**Required work:**
What is the number of lines containing the word "matplotlib"? Give that number alone.

**Dataset section:**

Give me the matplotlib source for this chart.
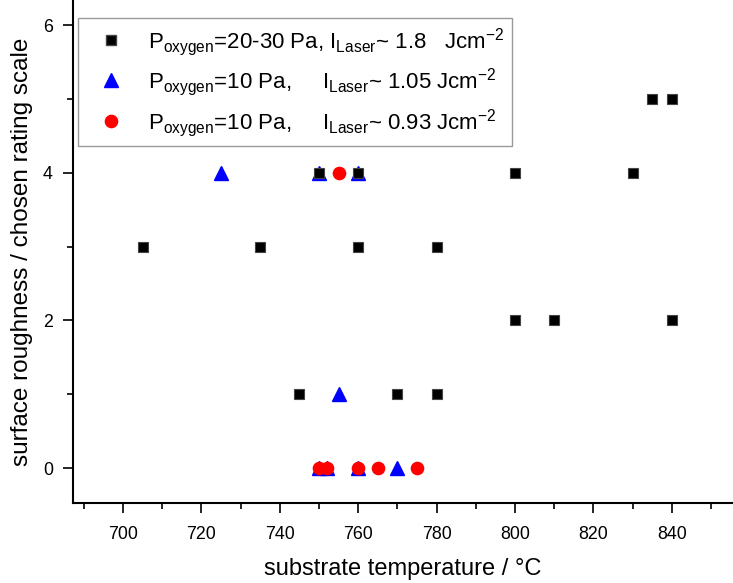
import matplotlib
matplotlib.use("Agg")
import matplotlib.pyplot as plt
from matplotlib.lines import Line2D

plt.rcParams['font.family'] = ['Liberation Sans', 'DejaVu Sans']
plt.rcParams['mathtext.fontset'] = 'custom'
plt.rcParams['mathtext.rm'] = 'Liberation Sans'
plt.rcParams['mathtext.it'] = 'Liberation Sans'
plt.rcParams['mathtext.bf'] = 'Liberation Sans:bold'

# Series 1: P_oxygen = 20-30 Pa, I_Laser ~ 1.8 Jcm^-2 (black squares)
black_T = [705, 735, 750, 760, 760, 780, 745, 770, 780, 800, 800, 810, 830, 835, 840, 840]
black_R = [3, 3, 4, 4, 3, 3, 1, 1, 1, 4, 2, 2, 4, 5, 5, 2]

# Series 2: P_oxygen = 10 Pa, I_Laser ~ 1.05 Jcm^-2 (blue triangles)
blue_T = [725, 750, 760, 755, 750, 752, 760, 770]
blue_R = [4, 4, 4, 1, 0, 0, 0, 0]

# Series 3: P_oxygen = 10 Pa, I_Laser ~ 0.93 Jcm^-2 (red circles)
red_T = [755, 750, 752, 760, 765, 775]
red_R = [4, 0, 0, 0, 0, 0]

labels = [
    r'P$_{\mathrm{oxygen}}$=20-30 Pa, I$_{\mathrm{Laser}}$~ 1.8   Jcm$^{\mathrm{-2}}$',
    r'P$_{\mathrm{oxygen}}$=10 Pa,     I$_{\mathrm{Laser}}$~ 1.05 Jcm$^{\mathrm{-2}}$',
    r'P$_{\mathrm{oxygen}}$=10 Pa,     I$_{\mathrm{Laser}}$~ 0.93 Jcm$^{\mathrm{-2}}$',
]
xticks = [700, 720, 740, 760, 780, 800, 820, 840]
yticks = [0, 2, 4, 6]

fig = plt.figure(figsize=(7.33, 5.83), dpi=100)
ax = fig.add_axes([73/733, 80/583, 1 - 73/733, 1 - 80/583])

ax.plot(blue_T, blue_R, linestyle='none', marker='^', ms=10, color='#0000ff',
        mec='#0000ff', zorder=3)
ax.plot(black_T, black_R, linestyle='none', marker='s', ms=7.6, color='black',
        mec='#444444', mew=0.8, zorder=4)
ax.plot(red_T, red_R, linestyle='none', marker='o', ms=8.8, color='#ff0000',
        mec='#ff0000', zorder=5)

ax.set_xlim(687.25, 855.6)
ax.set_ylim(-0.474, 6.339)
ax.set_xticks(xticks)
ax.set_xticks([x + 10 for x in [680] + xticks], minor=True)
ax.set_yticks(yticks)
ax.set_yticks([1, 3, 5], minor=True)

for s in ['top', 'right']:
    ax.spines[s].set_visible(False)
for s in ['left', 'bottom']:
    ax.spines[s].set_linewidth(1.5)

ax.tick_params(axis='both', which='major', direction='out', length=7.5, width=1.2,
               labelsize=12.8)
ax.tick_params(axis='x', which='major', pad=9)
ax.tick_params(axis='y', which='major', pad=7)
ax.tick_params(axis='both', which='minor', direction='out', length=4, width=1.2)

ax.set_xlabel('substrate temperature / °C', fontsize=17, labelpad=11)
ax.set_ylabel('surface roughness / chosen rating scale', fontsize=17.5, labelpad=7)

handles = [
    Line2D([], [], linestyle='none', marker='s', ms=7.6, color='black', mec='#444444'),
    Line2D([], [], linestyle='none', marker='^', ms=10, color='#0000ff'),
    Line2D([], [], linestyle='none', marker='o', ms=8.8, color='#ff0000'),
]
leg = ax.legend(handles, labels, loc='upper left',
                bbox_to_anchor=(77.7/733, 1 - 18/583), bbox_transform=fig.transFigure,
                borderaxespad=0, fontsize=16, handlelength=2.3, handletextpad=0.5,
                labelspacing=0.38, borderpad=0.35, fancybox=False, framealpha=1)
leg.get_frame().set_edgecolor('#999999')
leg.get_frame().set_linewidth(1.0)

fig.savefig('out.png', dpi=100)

**Written solution:**
5